***** INFORMATION SHOWN
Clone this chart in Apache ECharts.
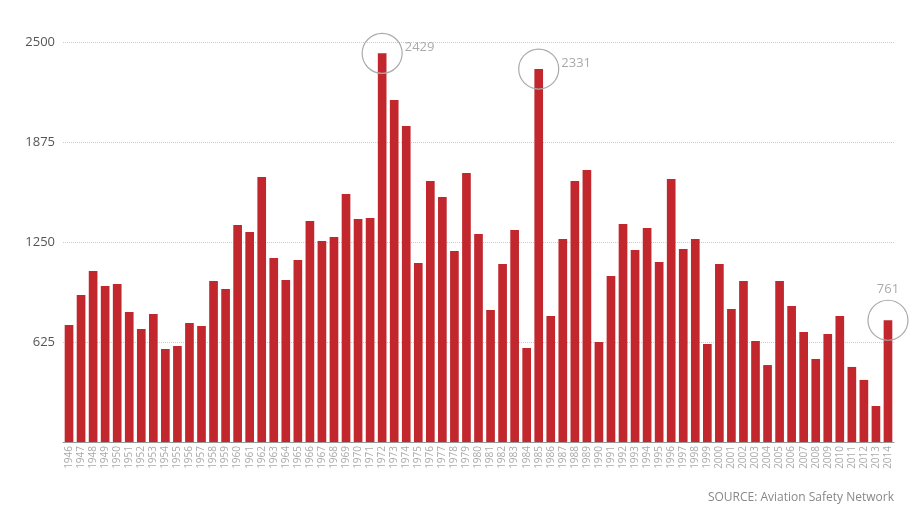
<!DOCTYPE html>
<html><head><meta charset="utf-8">
<script src="https://cdn.jsdelivr.net/npm/echarts@6/dist/echarts.min.js"></script>
<style>html,body{margin:0;padding:0;background:#fff}#c{width:924px;height:520px}</style>
</head><body><div id="c"></div>
<script>
const years = [];
for (let y = 1946; y <= 2014; y++) years.push(String(y));
const fatalities = [731,919,1069,975,988,813,706,800,581,600,744,725,1006,956,1356,1313,1656,1150,1013,1138,1381,1256,1281,1550,1394,1400,2429,2138,1975,1119,1631,1531,1194,1681,1300,825,1113,1325,588,2331,788,1269,1631,1700,625,1038,1363,1200,1338,1125,1644,1206,1269,613,1113,831,1006,631,481,1006,850,688,519,675,788,469,388,225,761];
const yTicks = [0,625,1250,1875,2500];
const highlights = [
  {year:'1972', value:2429, pos:'right'},
  {year:'1985', value:2331, pos:'right'},
  {year:'2014', value:761, pos:'top'}
];
const chart = echarts.init(document.getElementById('c'));
chart.setOption({
  animation:false,
  grid:{left:63,right:30,top:42,bottom:78},
  xAxis:{type:'category',data:years,
    axisLine:{lineStyle:{color:'#999'}},axisTick:{show:false},
    axisLabel:{rotate:90,interval:0,color:'#aaa',fontSize:10,fontFamily:'Open Sans',margin:4}},
  yAxis:{type:'value',min:0,max:2500,interval:625,
    axisLine:{show:false},axisTick:{show:false},
    splitLine:{lineStyle:{color:'#ccc',type:'dotted'}},
    axisLabel:{color:'#555',fontSize:13,fontFamily:'Open Sans',margin:8,
      formatter:v=>yTicks.includes(v)&&v>0?String(v):''}},
  series:[{type:'bar',data:fatalities,barCategoryGap:'28%',
    itemStyle:{color:'#c1272d'},
    markPoint:{symbol:'circle',symbolSize:40,
      itemStyle:{color:'rgba(0,0,0,0)',borderColor:'#aaa',borderWidth:1.2},
      data:highlights.map(h=>({coord:[h.year,h.value],value:h.value,
        label:{show:true,position:h.pos,distance:h.pos==='top'?4:2,offset:h.pos==='right'?[0,-6]:[0,0],
          color:'#aaa',fontSize:13,fontFamily:'Open Sans',formatter:String(h.value)}}))}}],
  graphic:[{type:'text',right:30,bottom:16,style:{text:'SOURCE: Aviation Safety Network',fill:'#888',fontSize:12,fontFamily:'Open Sans'}}]
});
</script></body></html>
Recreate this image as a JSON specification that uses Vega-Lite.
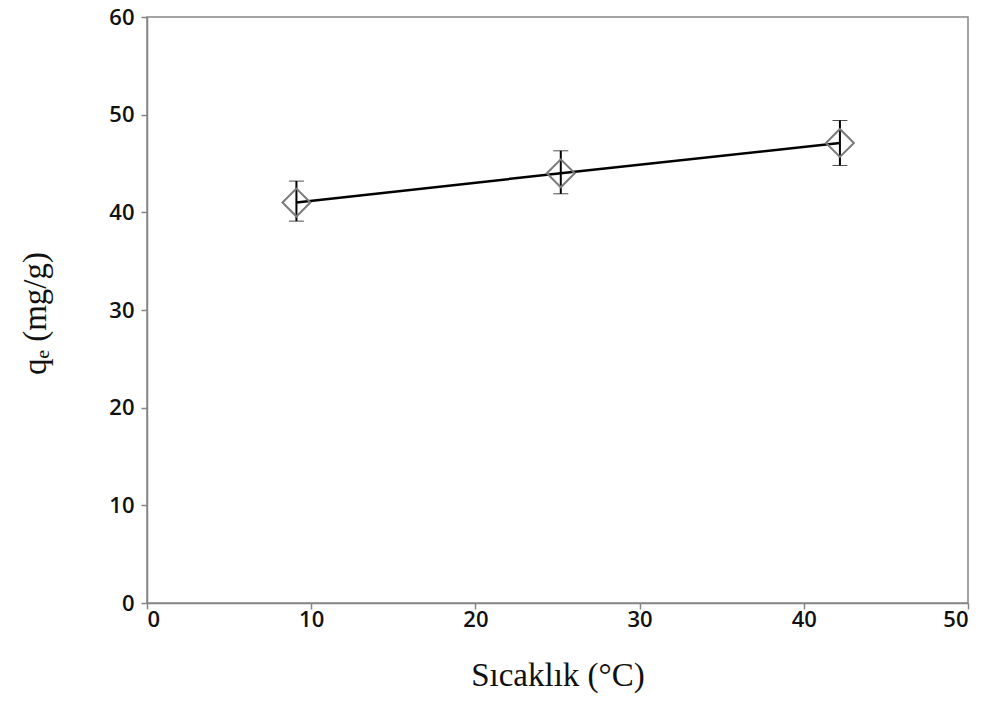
{
  "$schema": "https://vega.github.io/schema/vega-lite/v6.json",
  "autosize": "none",
  "width": 821,
  "height": 586,
  "padding": {"left": 147, "top": 17, "right": 22, "bottom": 103},
  "background": "white",
  "config": {
    "view": {"stroke": "#868686", "strokeWidth": 1.5},
    "axis": {
      "grid": false,
      "domainColor": "#868686",
      "domainWidth": 1.5,
      "tickColor": "#868686",
      "tickWidth": 1.5,
      "tickSize": 6,
      "labelFont": "Open Sans",
      "labelFontSize": 22,
      "labelFontWeight": 600,
      "labelColor": "#111111",
      "titleFont": "Liberation Serif",
      "titleFontWeight": "normal",
      "titleFontSize": 33,
      "titleColor": "#111111"
    }
  },
  "data": {
    "values": [
      {"t": 9.1, "q": 41.0, "lo": 39.1, "hi": 43.2},
      {"t": 25.2, "q": 44.0, "lo": 41.9, "hi": 46.3},
      {"t": 42.2, "q": 47.1, "lo": 44.8, "hi": 49.4}
    ]
  },
  "layer": [
    {
      "mark": {"type": "line", "color": "black", "strokeWidth": 2.5},
      "encoding": {
        "x": {"field": "t", "type": "quantitative",
              "scale": {"domain": [0, 50], "nice": false},
              "axis": {"values": [0, 10, 20, 30, 40, 50], "title": "Sıcaklık (°C)", "labelPadding": 0, "titleY": 82, "titleBaseline": "alphabetic"}},
        "y": {"field": "q", "type": "quantitative",
              "scale": {"domain": [0, 60], "nice": false},
              "axis": {"values": [0, 10, 20, 30, 40, 50, 60], "title": "qₑ (mg/g)", "labelPadding": 7, "titleX": -112, "titleY": 296, "titleBaseline": "middle", "titleAlign": "center"}}
      }
    },
    {
      "mark": {"type": "errorbar", "ticks": {"size": 15, "strokeWidth": 2, "color": "black"}, "rule": {"strokeWidth": 2, "color": "black"}},
      "encoding": {
        "x": {"field": "t", "type": "quantitative", "title": "Sıcaklık (°C)"},
        "y": {"field": "lo", "type": "quantitative", "title": "qₑ (mg/g)"},
        "y2": {"field": "hi"}
      }
    },
    {
      "mark": {"type": "point", "shape": "diamond", "filled": false, "stroke": "#7a7a7a", "strokeWidth": 2, "size": 780, "opacity": 1},
      "encoding": {
        "x": {"field": "t", "type": "quantitative", "title": "Sıcaklık (°C)"},
        "y": {"field": "q", "type": "quantitative", "title": "qₑ (mg/g)"}
      }
    }
  ]
}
**********
TASK DESCRIPTION:
Without the pictures, transcribe the listing above exactly.

SOLUTION TO THIS EXERCISE:
Clone this chart in Apache ECharts.
<!DOCTYPE html>
<html><head><meta charset="utf-8">
<script src="https://cdn.jsdelivr.net/npm/echarts@6/dist/echarts.min.js"></script>
<style>html,body{margin:0;padding:0;background:#fff}#c{width:924px;height:520px}</style>
</head><body><div id="c"></div>
<script>
const years = [];
for (let y = 1946; y <= 2014; y++) years.push(String(y));
const fatalities = [731,919,1069,975,988,813,706,800,581,600,744,725,1006,956,1356,1313,1656,1150,1013,1138,1381,1256,1281,1550,1394,1400,2429,2138,1975,1119,1631,1531,1194,1681,1300,825,1113,1325,588,2331,788,1269,1631,1700,625,1038,1363,1200,1338,1125,1644,1206,1269,613,1113,831,1006,631,481,1006,850,688,519,675,788,469,388,225,761];
const yTicks = [0,625,1250,1875,2500];
const highlights = [
  {year:'1972', value:2429, pos:'right'},
  {year:'1985', value:2331, pos:'right'},
  {year:'2014', value:761, pos:'top'}
];
const chart = echarts.init(document.getElementById('c'));
chart.setOption({
  animation:false,
  grid:{left:63,right:30,top:42,bottom:78},
  xAxis:{type:'category',data:years,
    axisLine:{lineStyle:{color:'#999'}},axisTick:{show:false},
    axisLabel:{rotate:90,interval:0,color:'#aaa',fontSize:10,fontFamily:'Open Sans',margin:4}},
  yAxis:{type:'value',min:0,max:2500,interval:625,
    axisLine:{show:false},axisTick:{show:false},
    splitLine:{lineStyle:{color:'#ccc',type:'dotted'}},
    axisLabel:{color:'#555',fontSize:13,fontFamily:'Open Sans',margin:8,
      formatter:v=>yTicks.includes(v)&&v>0?String(v):''}},
  series:[{type:'bar',data:fatalities,barCategoryGap:'28%',
    itemStyle:{color:'#c1272d'},
    markPoint:{symbol:'circle',symbolSize:40,
      itemStyle:{color:'rgba(0,0,0,0)',borderColor:'#aaa',borderWidth:1.2},
      data:highlights.map(h=>({coord:[h.year,h.value],value:h.value,
        label:{show:true,position:h.pos,distance:h.pos==='top'?4:2,offset:h.pos==='right'?[0,-6]:[0,0],
          color:'#aaa',fontSize:13,fontFamily:'Open Sans',formatter:String(h.value)}}))}}],
  graphic:[{type:'text',right:30,bottom:16,style:{text:'SOURCE: Aviation Safety Network',fill:'#888',fontSize:12,fontFamily:'Open Sans'}}]
});
</script></body></html>
Recreate this image as a JSON specification that uses Vega-Lite.
{
  "$schema": "https://vega.github.io/schema/vega-lite/v6.json",
  "autosize": "none",
  "width": 821,
  "height": 586,
  "padding": {"left": 147, "top": 17, "right": 22, "bottom": 103},
  "background": "white",
  "config": {
    "view": {"stroke": "#868686", "strokeWidth": 1.5},
    "axis": {
      "grid": false,
      "domainColor": "#868686",
      "domainWidth": 1.5,
      "tickColor": "#868686",
      "tickWidth": 1.5,
      "tickSize": 6,
      "labelFont": "Open Sans",
      "labelFontSize": 22,
      "labelFontWeight": 600,
      "labelColor": "#111111",
      "titleFont": "Liberation Serif",
      "titleFontWeight": "normal",
      "titleFontSize": 33,
      "titleColor": "#111111"
    }
  },
  "data": {
    "values": [
      {"t": 9.1, "q": 41.0, "lo": 39.1, "hi": 43.2},
      {"t": 25.2, "q": 44.0, "lo": 41.9, "hi": 46.3},
      {"t": 42.2, "q": 47.1, "lo": 44.8, "hi": 49.4}
    ]
  },
  "layer": [
    {
      "mark": {"type": "line", "color": "black", "strokeWidth": 2.5},
      "encoding": {
        "x": {"field": "t", "type": "quantitative",
              "scale": {"domain": [0, 50], "nice": false},
              "axis": {"values": [0, 10, 20, 30, 40, 50], "title": "Sıcaklık (°C)", "labelPadding": 0, "titleY": 82, "titleBaseline": "alphabetic"}},
        "y": {"field": "q", "type": "quantitative",
              "scale": {"domain": [0, 60], "nice": false},
              "axis": {"values": [0, 10, 20, 30, 40, 50, 60], "title": "qₑ (mg/g)", "labelPadding": 7, "titleX": -112, "titleY": 296, "titleBaseline": "middle", "titleAlign": "center"}}
      }
    },
    {
      "mark": {"type": "errorbar", "ticks": {"size": 15, "strokeWidth": 2, "color": "black"}, "rule": {"strokeWidth": 2, "color": "black"}},
      "encoding": {
        "x": {"field": "t", "type": "quantitative", "title": "Sıcaklık (°C)"},
        "y": {"field": "lo", "type": "quantitative", "title": "qₑ (mg/g)"},
        "y2": {"field": "hi"}
      }
    },
    {
      "mark": {"type": "point", "shape": "diamond", "filled": false, "stroke": "#7a7a7a", "strokeWidth": 2, "size": 780, "opacity": 1},
      "encoding": {
        "x": {"field": "t", "type": "quantitative", "title": "Sıcaklık (°C)"},
        "y": {"field": "q", "type": "quantitative", "title": "qₑ (mg/g)"}
      }
    }
  ]
}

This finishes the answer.